# Problem statement:
Extract, in full, the lines below, beginning at the first and ending with the line that contains "ax = fig.add_axes([132/1104, 1-599/710, 951/1104, 576/710])". Pictures do not belong in the copy.

# Material provided:

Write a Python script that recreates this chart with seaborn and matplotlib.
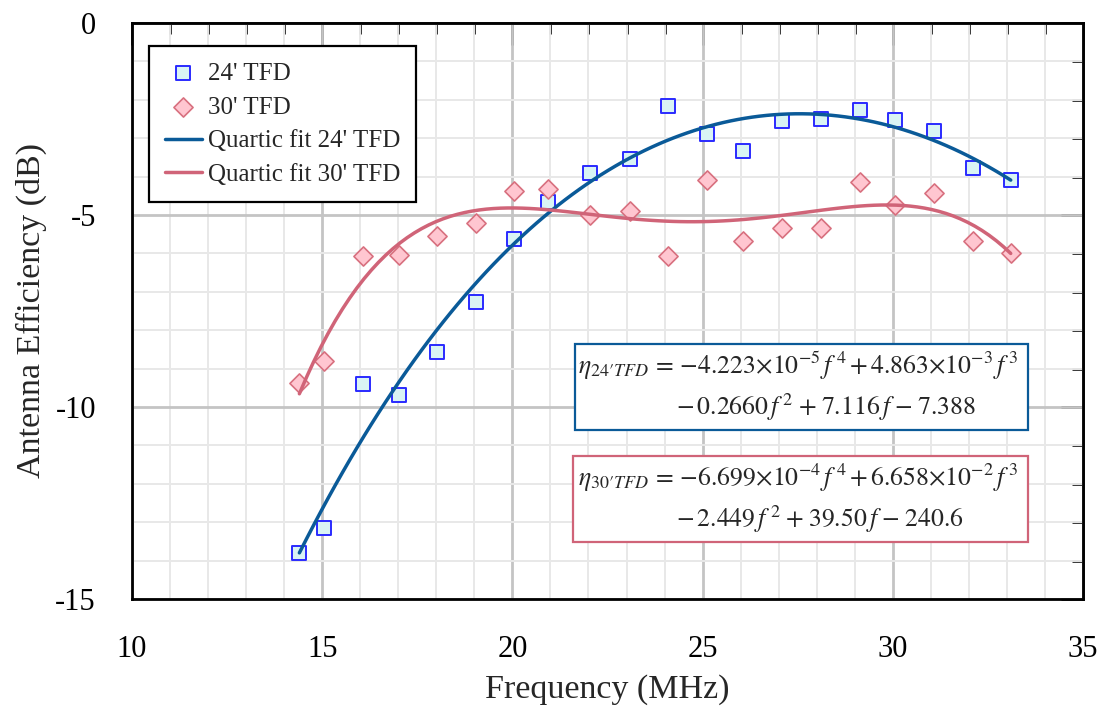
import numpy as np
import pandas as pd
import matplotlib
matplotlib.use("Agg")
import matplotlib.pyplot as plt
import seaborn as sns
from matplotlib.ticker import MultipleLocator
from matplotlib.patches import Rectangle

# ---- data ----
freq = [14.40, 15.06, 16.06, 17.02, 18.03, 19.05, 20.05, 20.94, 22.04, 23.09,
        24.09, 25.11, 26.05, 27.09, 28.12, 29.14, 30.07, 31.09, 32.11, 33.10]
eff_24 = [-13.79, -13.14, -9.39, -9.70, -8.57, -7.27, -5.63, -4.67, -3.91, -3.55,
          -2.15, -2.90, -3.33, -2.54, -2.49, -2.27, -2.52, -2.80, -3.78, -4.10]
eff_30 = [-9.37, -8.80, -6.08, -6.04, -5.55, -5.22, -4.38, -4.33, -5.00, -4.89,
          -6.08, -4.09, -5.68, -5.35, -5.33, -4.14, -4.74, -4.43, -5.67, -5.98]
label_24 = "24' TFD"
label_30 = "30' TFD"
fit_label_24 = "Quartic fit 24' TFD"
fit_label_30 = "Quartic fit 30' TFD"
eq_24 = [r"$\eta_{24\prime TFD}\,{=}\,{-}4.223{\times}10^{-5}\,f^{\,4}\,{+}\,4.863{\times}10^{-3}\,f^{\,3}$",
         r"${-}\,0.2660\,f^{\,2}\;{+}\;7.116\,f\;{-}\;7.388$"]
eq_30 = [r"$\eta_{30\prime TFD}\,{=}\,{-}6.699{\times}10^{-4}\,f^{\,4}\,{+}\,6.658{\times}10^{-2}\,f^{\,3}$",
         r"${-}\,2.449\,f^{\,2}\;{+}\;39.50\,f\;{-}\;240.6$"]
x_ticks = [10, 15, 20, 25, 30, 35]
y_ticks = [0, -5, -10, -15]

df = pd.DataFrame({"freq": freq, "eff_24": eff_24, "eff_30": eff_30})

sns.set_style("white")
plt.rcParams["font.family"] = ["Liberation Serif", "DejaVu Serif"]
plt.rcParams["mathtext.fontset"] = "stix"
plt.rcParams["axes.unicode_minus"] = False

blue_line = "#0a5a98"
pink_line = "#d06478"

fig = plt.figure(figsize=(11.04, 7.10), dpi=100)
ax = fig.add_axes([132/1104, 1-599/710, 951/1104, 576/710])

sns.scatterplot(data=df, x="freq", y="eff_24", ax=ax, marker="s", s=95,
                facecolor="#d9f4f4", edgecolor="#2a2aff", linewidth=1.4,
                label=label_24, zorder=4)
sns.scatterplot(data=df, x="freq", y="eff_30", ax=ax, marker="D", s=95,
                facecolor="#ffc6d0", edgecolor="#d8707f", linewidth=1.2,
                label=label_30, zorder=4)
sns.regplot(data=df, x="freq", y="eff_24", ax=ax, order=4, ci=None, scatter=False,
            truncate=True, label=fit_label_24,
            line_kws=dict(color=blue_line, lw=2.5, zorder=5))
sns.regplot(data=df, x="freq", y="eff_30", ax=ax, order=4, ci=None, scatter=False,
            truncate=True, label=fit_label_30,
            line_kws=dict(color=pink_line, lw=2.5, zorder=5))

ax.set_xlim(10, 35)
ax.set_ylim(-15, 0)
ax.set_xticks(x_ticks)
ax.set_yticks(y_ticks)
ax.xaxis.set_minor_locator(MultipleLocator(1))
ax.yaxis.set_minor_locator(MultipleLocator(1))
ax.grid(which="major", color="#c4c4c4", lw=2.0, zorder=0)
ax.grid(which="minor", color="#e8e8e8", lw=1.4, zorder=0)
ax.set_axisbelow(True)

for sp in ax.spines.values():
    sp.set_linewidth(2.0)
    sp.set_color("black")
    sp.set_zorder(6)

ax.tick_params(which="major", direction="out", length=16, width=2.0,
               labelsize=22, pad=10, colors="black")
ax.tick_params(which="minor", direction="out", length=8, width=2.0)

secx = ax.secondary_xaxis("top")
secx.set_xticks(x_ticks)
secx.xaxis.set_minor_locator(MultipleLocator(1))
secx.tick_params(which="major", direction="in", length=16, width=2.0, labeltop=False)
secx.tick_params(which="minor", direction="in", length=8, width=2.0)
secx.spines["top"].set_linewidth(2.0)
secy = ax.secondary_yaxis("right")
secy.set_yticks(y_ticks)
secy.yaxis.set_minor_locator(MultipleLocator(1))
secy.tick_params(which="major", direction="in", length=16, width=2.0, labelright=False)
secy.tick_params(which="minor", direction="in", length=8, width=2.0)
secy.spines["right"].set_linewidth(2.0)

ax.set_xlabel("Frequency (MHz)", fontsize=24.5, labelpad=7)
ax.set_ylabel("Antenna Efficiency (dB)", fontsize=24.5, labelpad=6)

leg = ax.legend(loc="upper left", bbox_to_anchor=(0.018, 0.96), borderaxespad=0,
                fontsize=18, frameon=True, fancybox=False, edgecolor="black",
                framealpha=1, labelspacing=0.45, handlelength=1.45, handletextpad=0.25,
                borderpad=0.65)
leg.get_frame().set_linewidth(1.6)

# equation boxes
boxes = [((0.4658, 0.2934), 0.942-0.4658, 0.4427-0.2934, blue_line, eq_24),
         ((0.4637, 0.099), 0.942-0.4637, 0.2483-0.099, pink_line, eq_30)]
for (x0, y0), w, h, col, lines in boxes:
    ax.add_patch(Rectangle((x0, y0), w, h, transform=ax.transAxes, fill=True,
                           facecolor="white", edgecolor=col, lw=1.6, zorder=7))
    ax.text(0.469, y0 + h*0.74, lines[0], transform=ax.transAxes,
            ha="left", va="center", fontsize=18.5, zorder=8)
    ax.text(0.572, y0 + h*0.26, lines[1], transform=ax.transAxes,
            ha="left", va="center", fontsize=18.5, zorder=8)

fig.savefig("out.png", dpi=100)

# Exercise result:
Write a Python script that recreates this chart with seaborn and matplotlib.
import numpy as np
import pandas as pd
import matplotlib
matplotlib.use("Agg")
import matplotlib.pyplot as plt
import seaborn as sns
from matplotlib.ticker import MultipleLocator
from matplotlib.patches import Rectangle

# ---- data ----
freq = [14.40, 15.06, 16.06, 17.02, 18.03, 19.05, 20.05, 20.94, 22.04, 23.09,
        24.09, 25.11, 26.05, 27.09, 28.12, 29.14, 30.07, 31.09, 32.11, 33.10]
eff_24 = [-13.79, -13.14, -9.39, -9.70, -8.57, -7.27, -5.63, -4.67, -3.91, -3.55,
          -2.15, -2.90, -3.33, -2.54, -2.49, -2.27, -2.52, -2.80, -3.78, -4.10]
eff_30 = [-9.37, -8.80, -6.08, -6.04, -5.55, -5.22, -4.38, -4.33, -5.00, -4.89,
          -6.08, -4.09, -5.68, -5.35, -5.33, -4.14, -4.74, -4.43, -5.67, -5.98]
label_24 = "24' TFD"
label_30 = "30' TFD"
fit_label_24 = "Quartic fit 24' TFD"
fit_label_30 = "Quartic fit 30' TFD"
eq_24 = [r"$\eta_{24\prime TFD}\,{=}\,{-}4.223{\times}10^{-5}\,f^{\,4}\,{+}\,4.863{\times}10^{-3}\,f^{\,3}$",
         r"${-}\,0.2660\,f^{\,2}\;{+}\;7.116\,f\;{-}\;7.388$"]
eq_30 = [r"$\eta_{30\prime TFD}\,{=}\,{-}6.699{\times}10^{-4}\,f^{\,4}\,{+}\,6.658{\times}10^{-2}\,f^{\,3}$",
         r"${-}\,2.449\,f^{\,2}\;{+}\;39.50\,f\;{-}\;240.6$"]
x_ticks = [10, 15, 20, 25, 30, 35]
y_ticks = [0, -5, -10, -15]

df = pd.DataFrame({"freq": freq, "eff_24": eff_24, "eff_30": eff_30})

sns.set_style("white")
plt.rcParams["font.family"] = ["Liberation Serif", "DejaVu Serif"]
plt.rcParams["mathtext.fontset"] = "stix"
plt.rcParams["axes.unicode_minus"] = False

blue_line = "#0a5a98"
pink_line = "#d06478"

fig = plt.figure(figsize=(11.04, 7.10), dpi=100)
ax = fig.add_axes([132/1104, 1-599/710, 951/1104, 576/710])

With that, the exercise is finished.